Dalam perkembangan kemudian, ada jabatan-jabatan yang tidak dipergunakan lagi, seperti nabi dan rasul, dan digantikan oleh jabatan-jabatan baru yang lebih ditonjolkan, seperti uskup, presbiter/penatua dan diaken/syamas. Penatuan dan diaken dibedakan oleh fungsinya masing-masing. Presbiter bertanggung jawab untuk pendidikan-pengajaran atau pemberitaan firman dan pengelolaan gereja, sedangkan diaken bertugas untuk melayani jemaat yang menyangkut kebutuhan-kebutuhan sosial-psikologis atau material-spiritual. Kedua jabatan ini digabungkan dalam satu lembaga gerejawi yang disebut Majelis Gereja/Jemaat. Jadi di dalam gereja kemudian terdapat dua kelompok yaitu Majelis Gereja dan Warga Gereja. Majelis Gereja bertanggung jawab atas penyelenggaraan kehidupan bergereja. Di samping penata-layanan, yang perlu diatur di dalam bergereja adalah sistem penatalayanan dan ajarannya. Hal ini untuk memberikan pegangan yang jelas dan pasti kepada jemaat tentang apa yang dipahami oleh gereja tentang mekanisme kerja atau pengorganisasian dan pokok-pokok ajaran iman.


Dinamika Gereja

Gereja sebagai oraganisasi atau organisme ilahiah dan manusiawi tentu memiliki dinamika sendiri. Dinamika gereja adalah gerakan-gerakan atau ungkapan-ungkapan prilaku hidup dan iman orang-orang di dalamnya. Dasar, sifat dan tujuannya adalah ajaran-ajaran Tuhan yang diimani, yaitu cinta kasih dan pelayanan demi kemuliaan Tuhan dan kedamaian-ketentraman dan keselamatan umatNya. Dengan dasar pemikiran ini maka banyak orang yang memahami gereja sebagai tempat mendapatkan kedamaian dan keselamatan; bahwa orang-orang di dalam gereja adalah “orang-orang suci” yang “berhati malaikat”.
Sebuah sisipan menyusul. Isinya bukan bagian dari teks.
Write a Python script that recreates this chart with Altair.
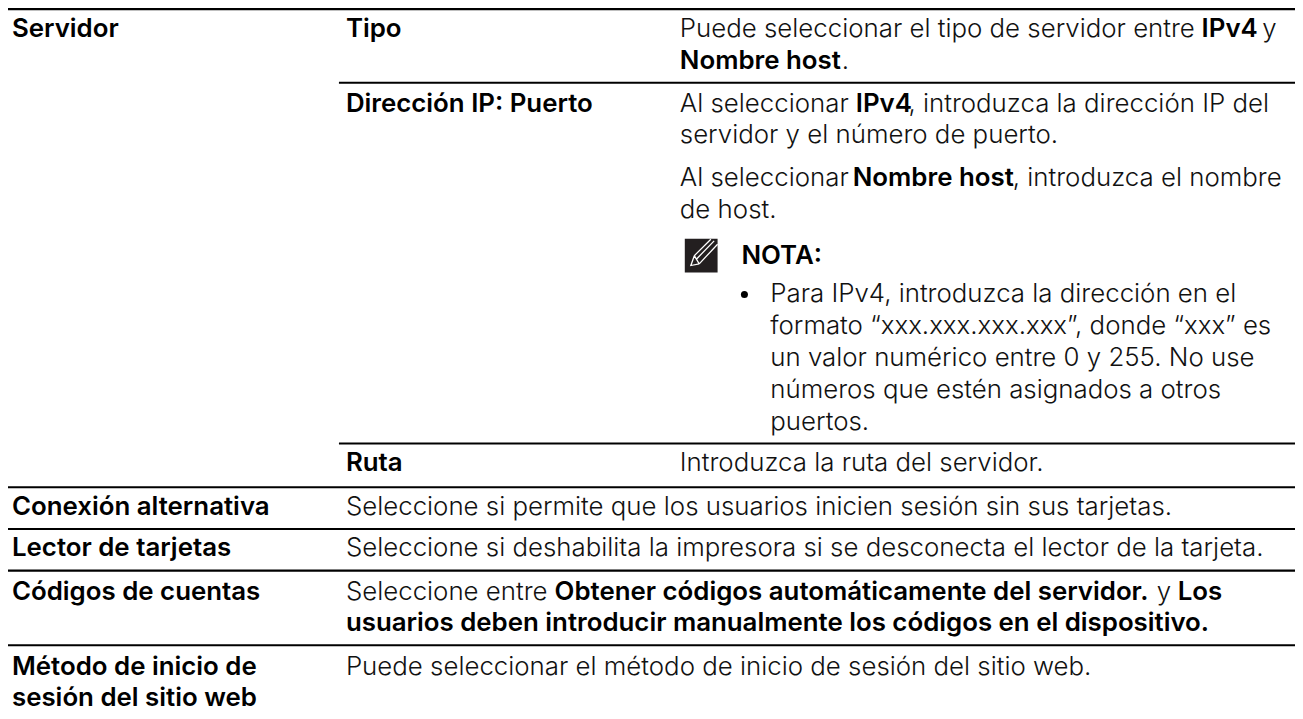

Namun, gereja sering dijadikan tempat mengungkapkan diri dengan memperlihatkan prilaku seturut dengan kehendak pribadi atau kelompok yang memiliki pemahaman, idealisme dan keinginan sendiri. Tidak jarang, keinginan itu tidak sesuai dengan ciri dan sifat cinta-kasih dan pelayanan itu. Hal ini dapat membawa malapetaka, yaitu kerusuhan dan perpecahan di dalam gereja. Jadi memang, gereja tidak hanya menjadi tempat berdiamnya dan diperolehnya kedqamaian dan ketentraman, tapi juga tempat di mana orang menemukan ketidak-damaian dan ketidak-tentraman.
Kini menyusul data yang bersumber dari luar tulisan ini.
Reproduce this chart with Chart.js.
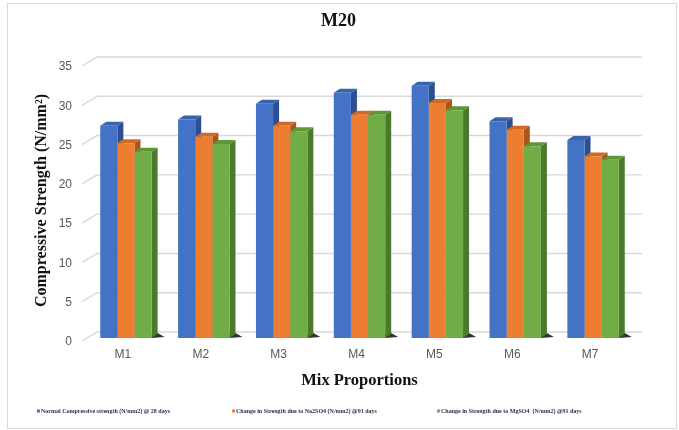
<!DOCTYPE html>
<html>
<head>
<meta charset="utf-8">
<script src="https://cdn.jsdelivr.net/npm/chart.js@4.4.1/dist/chart.umd.min.js"></script>
<style>
  html, body { margin: 0; padding: 0; background: #ffffff; }
  #wrap { width: 679px; height: 430px; }
</style>
</head>
<body>
<div id="wrap"><canvas id="chart" width="679" height="430"></canvas></div>
<script>
// Mix proportions and strengths (N/mm2)
const categories = ['M1', 'M2', 'M3', 'M4', 'M5', 'M6', 'M7'];
const normal28Days = [27.0, 27.8, 29.8, 31.2, 32.1, 27.6, 25.2];
const na2so4At91Days = [24.8, 25.6, 27.0, 28.4, 29.9, 26.5, 23.1];
const mgso4At91Days = [23.7, 24.7, 26.3, 28.4, 29.0, 24.4, 22.7];
const yTickValues = [0, 5, 10, 15, 20, 25, 30, 35];
const seriesNames = [
  'Normal Compressive strength (N/mm2) @ 28 days',
  'Change in Strength due to Na2SO4 (N/mm2) @91 days',
  'Change in Strength due to MgSO4  (N/mm2) @91 days'
];

// front / side / top shades for the pseudo-3D columns
const frontColors = ['#4472C4', '#ED7D31', '#70AD47'];
const sideColors  = ['#2B4F8F', '#A9561C', '#4B7A2C'];
const topColors   = ['#3A63AE', '#CF6A24', '#5E963A'];

const DEPTH_X = 6, DEPTH_Y = 4, WALL_SHIFT = 6;

// white page with a thin frame
const framePlugin = {
  id: 'frame',
  beforeDraw(chart) {
    const ctx = chart.ctx;
    ctx.save();
    ctx.fillStyle = '#ffffff';
    ctx.fillRect(0, 0, chart.width, chart.height);
    ctx.strokeStyle = '#d9d9d9';
    ctx.lineWidth = 1;
    ctx.strokeRect(7.5, 3.5, chart.width - 10, chart.height - 5);
    ctx.restore();
  }
};

// back-wall gridlines plus the short side-wall diagonals, then column sides and tops
const depthPlugin = {
  id: 'depth',
  beforeDatasetsDraw(chart) {
    const ctx = chart.ctx;
    const y = chart.scales.y;
    const area = chart.chartArea;
    ctx.save();
    ctx.strokeStyle = '#d9d9d9';
    ctx.lineWidth = 1.4;
    y.ticks.forEach(t => {
      const py = y.getPixelForValue(t.value);
      ctx.beginPath();
      ctx.moveTo(area.left - 5, py + 3);
      ctx.lineTo(area.left + 10, py - WALL_SHIFT);
      ctx.lineTo(area.right + 10, py - WALL_SHIFT);
      ctx.stroke();
    });

    chart.data.datasets.forEach((ds, i) => {
      const meta = chart.getDatasetMeta(i);
      meta.data.forEach(bar => {
        const p = bar.getProps(['x', 'y', 'base', 'width'], true);
        const l = p.x - p.width / 2, r = p.x + p.width / 2;
        // floor shadow behind the last column of each group
        if (i === chart.data.datasets.length - 1) {
          ctx.fillStyle = 'rgba(0,0,0,0.8)';
          ctx.beginPath();
          ctx.moveTo(r, p.base);
          ctx.lineTo(r + 13, p.base - 1);
          ctx.lineTo(r + DEPTH_X, p.base - DEPTH_Y - 1);
          ctx.lineTo(r, p.base - DEPTH_Y);
          ctx.closePath();
          ctx.fill();
        }
        ctx.fillStyle = sideColors[i];
        ctx.beginPath();
        ctx.moveTo(r, p.y);
        ctx.lineTo(r + DEPTH_X, p.y - DEPTH_Y);
        ctx.lineTo(r + DEPTH_X, p.base - DEPTH_Y);
        ctx.lineTo(r, p.base);
        ctx.closePath();
        ctx.fill();
        ctx.fillStyle = topColors[i];
        ctx.beginPath();
        ctx.moveTo(l, p.y);
        ctx.lineTo(l + DEPTH_X, p.y - DEPTH_Y);
        ctx.lineTo(r + DEPTH_X, p.y - DEPTH_Y);
        ctx.lineTo(r, p.y);
        ctx.closePath();
        ctx.fill();
      });
    });
    ctx.restore();
  }
};

// compact legend row under the axis title
const legendRowPlugin = {
  id: 'legendRow',
  afterDraw(chart, args, opts) {
    const ctx = chart.ctx;
    ctx.save();
    ctx.font = 'bold 6px "Liberation Serif"';
    ctx.textBaseline = 'middle';
    ctx.textAlign = 'left';
    chart.data.datasets.forEach((ds, i) => {
      const x = opts.starts[i];
      ctx.fillStyle = ds.backgroundColor;
      ctx.fillRect(x, opts.y - 1.5, 3, 3);
      ctx.fillStyle = '#1f2a44';
      ctx.fillText(ds.label, x + 4, opts.y);
    });
    ctx.restore();
  }
};

const datasets = [normal28Days, na2so4At91Days, mgso4At91Days].map((values, i) => ({
  label: seriesNames[i],
  data: values,
  backgroundColor: frontColors[i],
  borderWidth: 0,
  barPercentage: 1.0,
  categoryPercentage: 0.66
}));

new Chart(document.getElementById('chart'), {
  type: 'bar',
  data: { labels: categories, datasets },
  plugins: [framePlugin, depthPlugin, legendRowPlugin],
  options: {
    responsive: false,
    animation: false,
    layout: { padding: { left: 8, right: 10, top: 0, bottom: 37 } },
    plugins: {
      legend: { display: false },
      tooltip: { enabled: false },
      title: {
        display: true,
        text: 'M20',
        color: '#111111',
        font: { family: '"Liberation Serif"', size: 18, weight: 'bold' },
        padding: { top: 11, bottom: 30.4 }
      },
      legendRow: { starts: [37, 232, 437], y: 411 }
    },
    scales: {
      x: {
        grid: { display: false, drawTicks: false },
        border: { display: false },
        ticks: {
          color: '#595959',
          font: { family: '"Liberation Sans"', size: 12 },
          padding: 9,
          labelOffset: -3
        },
        title: {
          display: true,
          text: 'Mix Proportions',
          color: '#111111',
          font: { family: '"Liberation Serif"', size: 16.5, weight: 'bold' },
          padding: { top: 0, bottom: 2 }
        },
        afterFit(scale) { scale.height = 55; }
      },
      y: {
        min: 0,
        max: 35,
        grid: { display: false, drawTicks: false },
        border: { display: false },
        afterBuildTicks(scale) { scale.ticks = yTickValues.map(v => ({ value: v })); },
        ticks: {
          color: '#595959',
          font: { family: '"Liberation Sans"', size: 12 },
          padding: 15,
          labelOffset: 4
        },
        title: {
          display: true,
          text: 'Compressive Strength (N/mm²)',
          color: '#111111',
          font: { family: '"Liberation Serif"', size: 16, weight: 'bold' },
          padding: { top: 24.5, bottom: 0 }
        },
        afterFit(scale) { scale.width = 79; }
      },
      yRight: {
        position: 'right',
        display: true,
        grid: { display: false, drawTicks: false },
        border: { display: false },
        ticks: { display: false },
        afterFit(scale) { scale.width = 37; }
      }
    }
  }
});
</script>
</body>
</html>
Dinamika gereja ditentukan oleh tempat atau lokasi (dengan pengaruh unsur-unsur budaya, sosial, politik dan relasi-relasi dengan umat lain) dan kondisi internal warga jemaat (dengan latar-belakang sosial-ekonomi dan pendidikan tertentu). Kita mengenal jemaat dengan latar belakang suku tertentu dan yang nasional-umum; jemaat kota (kota metropolitan, kota besar, kota sedang, kota kecil) dan jemaat desa (desa yang mudah dijangkau dan yang terpencil); jemaat dengan ekonomi lemah dan kuat; jemaat yang mayoritas kaum intelektual dengan pendidikan tinggi dan yang rata-rata berpendidikan rendah; jemaat dengan ciri khas golongan/pekerjaan tertentu dan yang umum. Dalam lingkup yang lebih kecil, dalam satu jemaat, kita juga menemukan beragamnya latar-belakang keberadaan, pemikiran dan keinginan dan ekspresi-ekspresi diri masing-masing warga jemaat. Para penata-layan gereja tentu perlu memperhatikan hal ini. Demi efektifitas pelayanan, bentuk-bentuk pelayanan yang dilakukan di masing-masing jemaat dan juga individu-individu warga ini tentu akan berbeda satu dengan yang lain.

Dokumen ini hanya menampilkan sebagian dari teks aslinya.